Analyst · Citigroup.

I was wondering, just technical -- if the Lloyd structure of seating commission is comparable to the rest of the MGU sourced business?

Allan Decleir

Analyst · Citigroup.

I think overall, the Lloyd's expense structure is similar to how we have currently and I wouldn't expect any material change until our expenses overall as a result of the Lloyd's participation.

Michael Ward

Analyst · Citigroup.

And then there is potential, there's hurricane forecast coming out. Just wondering if you guys could remind us your exposure if we do see some of the relatively extreme forecasts.

Daniel Burrows

Analyst · Citigroup.

I mean, we don't give out details on PMLs.
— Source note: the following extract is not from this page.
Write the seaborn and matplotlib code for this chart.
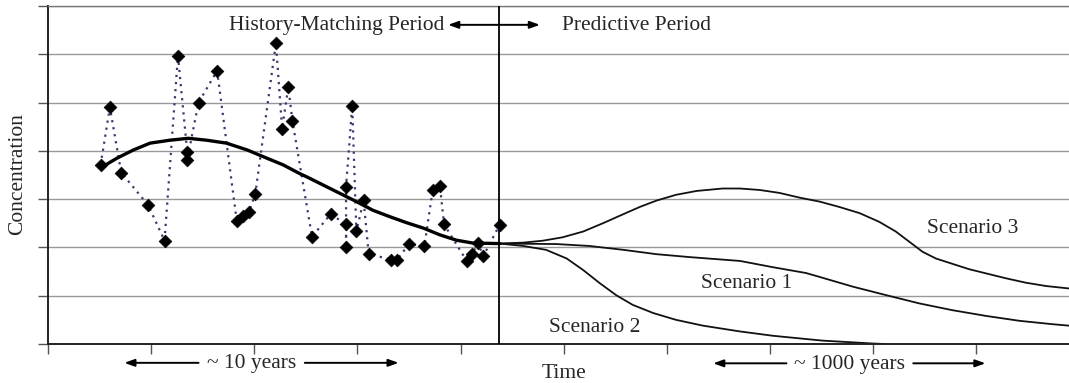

As you know, what we would say, we are exposed at one and 150 to -- and then Southeast Clash, but we do, as I just mentioned, buy, we have a lot of proportional protection on that portfolio in both the Truity and the D&F. And we buy a very broad suite of products. We have non-proportional, we have index products, just renew the bonds, as I said a moment ago. So we think we're very well protected in that portfolio.

Operator

Operator

Thank you. This concludes today's question and answer session. I'd like to turn the call back to Dan Burrows for closing remarks.

Daniel Burrows

Analyst

Thank you everyone for joining us today. We appreciate your interest in our company and if you do have any follow up questions, we'll be around to take your call. So thank you very much and have a great day.

Operator

Operator

Thank you. That concludes today's conference call. Thank you for participating. You may now disconnect.